Thursday, May 13, 2004
Calgary's News & Entertainment Weekly
FFWD Weekly
DANCE
by David King
Unbreakable
Springboard uses dance theatre to examine humanity
Preview
UNBREAKABLE AND BROKEN
Springboard Dance
Choreographed by Karen Kaeja, Glenda Stirling and Shelly Tognazzini
Runs May 13 to 15
Dancers’ Studio West (2007 10th Ave. S.W.)

Talk about role reversals: Springboard Dance’s latest show has taken a theatre director and thrown her into rehearsal with a dancer. In another piece, a choreographer works with two theatre actors.

It’s a blend not uncommon these days, says co-artistic director Shelly Tognazzini.

"I’ve always been interested in bridging the gap in theatre and dance," says Tognazzini. "In the last 10 years, dance and theatre have had this relaxed facility with one another, and artists from one discipline are more interested in finding out what the other offers. It’s logical, but a huge challenge, especially with funding and time – theatre is normally on a much tighter schedule."

Alongside co-directors Nicole Mion and Trina Rasmuson, Tognazzini celebrated Springboard’s 15th year in Calgary dance in 2003, with reason to cheer – as well as acquiring more stable financial support for the company of late, the three directors have sprouted wings in their individual careers. The new show, Unbreakable and Broken, featuring a trio of choreographers, also offers Springboard the chance to commission new work.
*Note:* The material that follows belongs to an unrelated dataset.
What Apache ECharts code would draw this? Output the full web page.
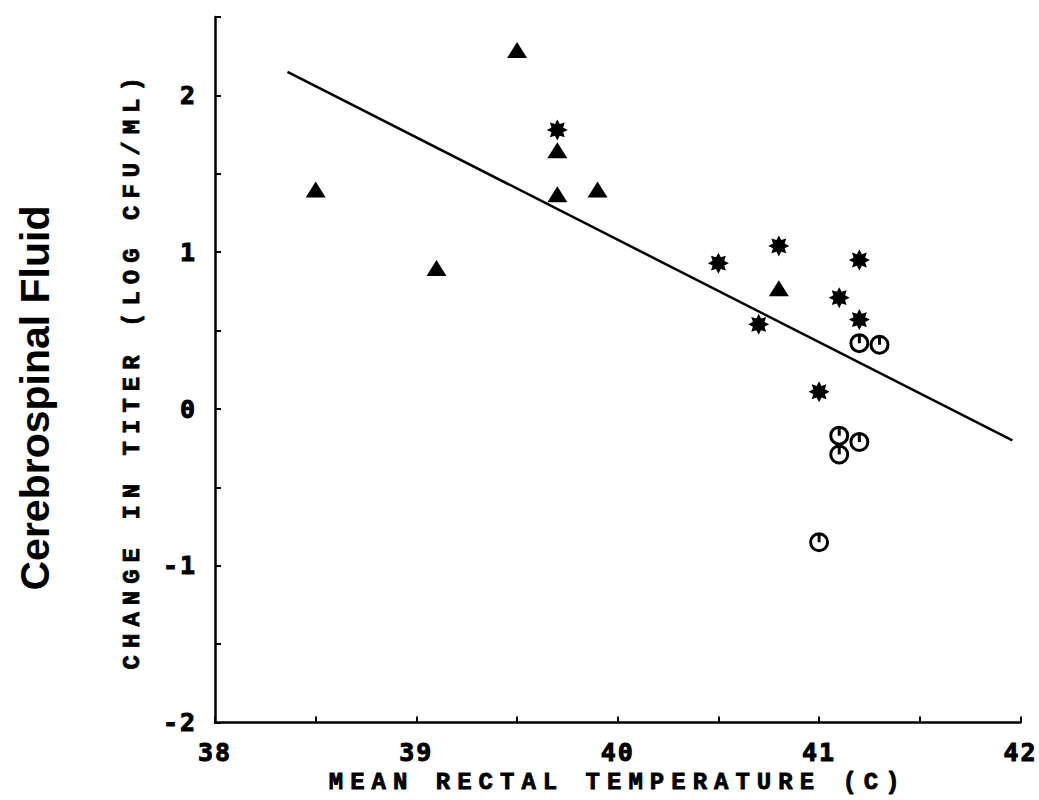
<!DOCTYPE html>
<html>
<head>
<meta charset="utf-8">
<script src="https://cdn.jsdelivr.net/npm/echarts@6/dist/echarts.min.js"></script>
<style>
  html, body { margin: 0; padding: 0; background: #fff; }
  #chart { width: 1039px; height: 800px; }
  /* old typewriter-style lettering is widely spaced */
  #chart text[style*="DejaVu Sans Mono"] { letter-spacing: 2px; }
  #chart text[style*="Liberation Mono"] { letter-spacing: 7px; }
</style>
</head>
<body>
<div id="chart"></div>
<script>
// triangles
const triTemp = [38.5, 39.1, 39.5, 39.7, 39.7, 39.9, 40.8]
const triChange = [1.4, 0.9, 2.29, 1.65, 1.37, 1.4, 0.77]

// asterisks
const starTemp = [39.7, 40.5, 40.8, 40.7, 41.1, 41.2, 41.2, 41.0]
const starChange = [1.78, 0.93, 1.04, 0.54, 0.71, 0.95, 0.57, 0.11]

// open circles
const circTemp = [41.2, 41.3, 41.1, 41.2, 41.1, 41.0]
const circChange = [0.42, 0.41, -0.17, -0.21, -0.29, -0.85]

// regression line end points
const fitTemp = [38.36, 41.96]
const fitChange = [2.15, -0.2]

const xTicks = [38, 39, 40, 41, 42]
const yTicks = [-2, -1, 0, 1, 2]

const zip = (a, b) => a.map((v, i) => [v, b[i]])

// 8-spoke asterisk
const starPath = (() => {
  let d = ''
  for (let i = 0; i < 16; i++) {
    const a = Math.PI * i / 8 - Math.PI / 2
    const r = i % 2 ? 6 : 10
    d += (i ? 'L' : 'M') + (r * Math.cos(a)).toFixed(2) + ' ' + (r * Math.sin(a)).toFixed(2) + ' '
  }
  return 'path://' + d + 'Z'
})()
const circlePath = 'path://M-8 0A8 8 0 1 0 8 0A8 8 0 1 0 -8 0ZM0 -8L0 0'

const tickFont = {
  fontFamily: 'DejaVu Sans Mono', fontWeight: 'bold', fontSize: 25, color: '#000',
  textBorderColor: '#000', textBorderWidth: 1
}
const nameFont = {
  fontFamily: 'Liberation Mono', fontWeight: 'bold', fontSize: 24, color: '#000',
  textBorderColor: '#000', textBorderWidth: 0.8
}
const axisLine = { show: true, onZero: false, lineStyle: { color: '#000', width: 2.5 } }

const option = {
  animation: false,
  backgroundColor: '#fff',
  grid: { left: 215, right: 17, top: 17, bottom: 72 },
  xAxis: {
    type: 'value', min: 38, max: 42, interval: 0.5,
    name: 'MEAN RECTAL TEMPERATURE (C)', nameLocation: 'middle', nameGap: 48,
    nameTextStyle: nameFont,
    axisLine,
    axisTick: { show: true, inside: true, length: 6, lineStyle: { color: '#000', width: 2 } },
    axisLabel: {
      ...tickFont, margin: 17,
      formatter: v => (xTicks.includes(v) ? String(v) : '')
    },
    splitLine: { show: false }
  },
  yAxis: {
    type: 'value', min: -2, max: 2.5, interval: 0.5,
    name: 'CHANGE IN TITER (LOG CFU/ML)', nameLocation: 'middle', nameGap: 71,
    nameTextStyle: nameFont,
    axisLine,
    axisTick: { show: true, inside: true, length: 6, lineStyle: { color: '#000', width: 2 } },
    axisLabel: {
      ...tickFont, margin: 18,
      formatter: v => (yTicks.includes(v) ? String(v) : '')
    },
    splitLine: { show: false }
  },
  graphic: [{
    type: 'text', x: 35, y: 398, rotation: Math.PI / 2,
    style: {
      text: 'Cerebrospinal Fluid', fontFamily: 'Liberation Sans', fontWeight: 'bold',
      fontSize: 41, fill: '#000', align: 'center', verticalAlign: 'middle'
    }
  }],
  series: [
    {
      type: 'line', data: zip(fitTemp, fitChange), symbol: 'none',
      lineStyle: { color: '#000', width: 2.5 }, z: 1
    },
    {
      type: 'scatter', data: zip(triTemp, triChange), symbol: 'triangle',
      symbolSize: [20, 16], itemStyle: { color: '#000', opacity: 1 }, z: 3
    },
    {
      type: 'scatter', data: zip(starTemp, starChange), symbol: starPath,
      symbolSize: 21, itemStyle: { color: '#000', opacity: 1 }, z: 3
    },
    {
      type: 'scatter', data: zip(circTemp, circChange), symbol: circlePath,
      symbolSize: 17,
      itemStyle: { color: 'transparent', borderColor: '#000', borderWidth: 3, opacity: 1 }, z: 3
    }
  ]
}

const chart = echarts.init(document.getElementById('chart'), null, { renderer: 'svg' })
chart.setOption(option)
</script>
</body>
</html>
"Things have been full of flux and change for us, but it’s always evolving," says Tognazzini. "We’ve tried to link national and local artists for presentation and creation, but the creation aspect is particularly important."

Tognazzini, who performs in two solos and choreographs a third duet in this show, initially threw out two underlying themes as a starting point: the unbreakable and the broken. The results led to three entirely different takes on the human spirit.

"Each piece has a through-line of memory, and where that fits in the body internally and externally,’ says Tognazzini. "There are a lot of visceral, atmospheric, almost dreamlike states."

After presenting Resistance by renowned Toronto choreographer Karen Kaeja three years ago, Tognazzini followed Kaeja to Banff and Toronto for the creation of Avenue of Butterflies, perhaps the most abstract work in this show’s lineup. The solo recently took the stage at the Solocentric Festival featuring an original soundscape by Edgardo Moreno. Tognazzini describes it as ethereal and sensual in movement.

"It’s a more internal reflection of the bond we form with ourselves, with its own sense of flight and life, and the butterfly imagery in it is beautiful," she says. "Karen has this amazing passion for contact dance and improv, which is what led me to her as choreographer."

Tognazzini also performs solo for local theatre director Glenda Stirling, whose choreography is a more amusing, unique nod towards the lives of women.

"It looks at the roles women play and walk in and out of every day, from submissive china doll to warrior," says Tognazzini. "It also looks at how these stereotypes exist in our bodies – what is seen and what is unseen; the public versus private personas we carry."

For her own choreography, Tognazzini chose local actors Phillip Parsons and Jamie Tognazzini, her daughter, to create some text-driven dance theatre. The untitled piece plays on the heart, which both beats and can be broken. It was originally two separate solos, but Tognazzini combined them into one performance, using music, voice-overs and text to further infuse theatricality.

"What’s rewarding is the actor’s innate sense of investment and intention, which is a riveting place to start from," she says. "Actors can take it to a different place, and this is a poetic piece. They bring a different way into it, a new sense of life."

Adding new creations to Springboard’s repertoire also offers the company a sense of life, and there are plans for touring if all bodes well. As her co-directors prepare for Springboard’s fourth annual Vertical Summer this July and August – a combination of dance and climbing staged on the side of the Teatro restaurant in the Olympic Plaza – Tognazzini marvels at how her initial theme for Unbreakable and Broken has played itself out.

"When we started I had this concept that ‘broken’ and ‘unbreakable’ were opposites, but there is a yin and yang to this emotional world we live in – the broken and unbreakable are the same," she says. "The wholeness is finding a balance between the two."